◆ **Dataset content**:

------

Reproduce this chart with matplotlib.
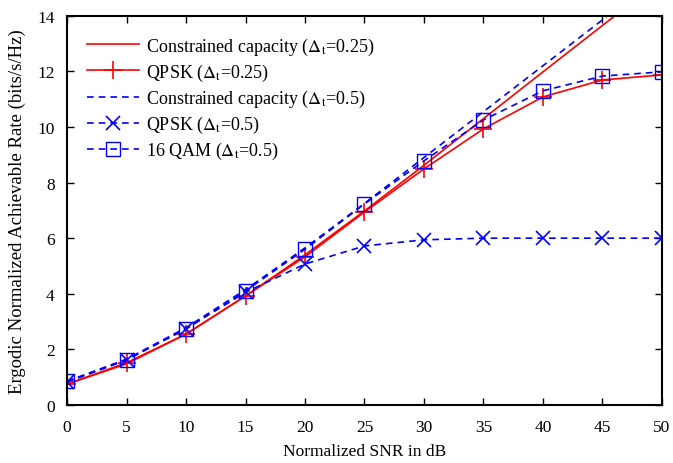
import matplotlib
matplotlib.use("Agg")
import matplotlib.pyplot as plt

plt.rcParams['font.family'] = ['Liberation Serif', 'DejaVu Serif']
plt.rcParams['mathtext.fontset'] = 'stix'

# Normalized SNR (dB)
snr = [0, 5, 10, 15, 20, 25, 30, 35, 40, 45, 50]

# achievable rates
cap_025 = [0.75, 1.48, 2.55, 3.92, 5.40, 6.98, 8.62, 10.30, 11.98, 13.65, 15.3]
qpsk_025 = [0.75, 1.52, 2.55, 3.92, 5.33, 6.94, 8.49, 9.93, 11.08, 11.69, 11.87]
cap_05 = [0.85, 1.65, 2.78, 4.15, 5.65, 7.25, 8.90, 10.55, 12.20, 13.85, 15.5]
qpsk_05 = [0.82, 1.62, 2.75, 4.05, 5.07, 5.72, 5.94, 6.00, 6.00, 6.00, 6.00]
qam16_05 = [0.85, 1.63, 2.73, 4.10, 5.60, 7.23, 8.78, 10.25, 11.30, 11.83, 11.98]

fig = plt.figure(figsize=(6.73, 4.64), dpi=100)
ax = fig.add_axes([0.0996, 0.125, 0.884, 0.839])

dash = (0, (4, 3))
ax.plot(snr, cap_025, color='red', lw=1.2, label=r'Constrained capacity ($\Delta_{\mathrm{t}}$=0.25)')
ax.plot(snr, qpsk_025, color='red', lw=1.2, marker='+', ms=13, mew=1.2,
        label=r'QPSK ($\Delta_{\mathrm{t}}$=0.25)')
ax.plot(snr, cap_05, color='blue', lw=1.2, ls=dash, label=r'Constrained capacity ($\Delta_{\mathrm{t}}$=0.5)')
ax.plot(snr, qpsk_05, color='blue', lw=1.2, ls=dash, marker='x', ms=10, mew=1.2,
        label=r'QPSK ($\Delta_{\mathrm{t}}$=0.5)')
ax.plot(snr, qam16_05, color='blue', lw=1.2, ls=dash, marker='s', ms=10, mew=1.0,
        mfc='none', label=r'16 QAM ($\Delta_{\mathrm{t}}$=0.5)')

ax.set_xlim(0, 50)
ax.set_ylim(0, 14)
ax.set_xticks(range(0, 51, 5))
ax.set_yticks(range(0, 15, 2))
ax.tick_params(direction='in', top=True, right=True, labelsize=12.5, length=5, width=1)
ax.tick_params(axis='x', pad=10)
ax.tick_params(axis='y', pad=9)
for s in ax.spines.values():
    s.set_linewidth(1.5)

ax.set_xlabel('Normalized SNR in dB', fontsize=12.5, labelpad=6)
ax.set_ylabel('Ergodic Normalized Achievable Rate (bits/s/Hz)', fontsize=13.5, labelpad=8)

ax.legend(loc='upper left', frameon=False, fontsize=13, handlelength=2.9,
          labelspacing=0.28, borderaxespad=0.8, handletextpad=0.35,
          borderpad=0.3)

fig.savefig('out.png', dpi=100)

------

◆ **What the task requires**: Repeat, exactly and in full, each line from the start of the data to the line that contains "ax = fig.add_axes([0.0996, 0.125, 0.884, 0.839])". Pictures do not go in.

◆ **Task result**:
Reproduce this chart with matplotlib.
import matplotlib
matplotlib.use("Agg")
import matplotlib.pyplot as plt

plt.rcParams['font.family'] = ['Liberation Serif', 'DejaVu Serif']
plt.rcParams['mathtext.fontset'] = 'stix'

# Normalized SNR (dB)
snr = [0, 5, 10, 15, 20, 25, 30, 35, 40, 45, 50]

# achievable rates
cap_025 = [0.75, 1.48, 2.55, 3.92, 5.40, 6.98, 8.62, 10.30, 11.98, 13.65, 15.3]
qpsk_025 = [0.75, 1.52, 2.55, 3.92, 5.33, 6.94, 8.49, 9.93, 11.08, 11.69, 11.87]
cap_05 = [0.85, 1.65, 2.78, 4.15, 5.65, 7.25, 8.90, 10.55, 12.20, 13.85, 15.5]
qpsk_05 = [0.82, 1.62, 2.75, 4.05, 5.07, 5.72, 5.94, 6.00, 6.00, 6.00, 6.00]
qam16_05 = [0.85, 1.63, 2.73, 4.10, 5.60, 7.23, 8.78, 10.25, 11.30, 11.83, 11.98]

fig = plt.figure(figsize=(6.73, 4.64), dpi=100)
ax = fig.add_axes([0.0996, 0.125, 0.884, 0.839])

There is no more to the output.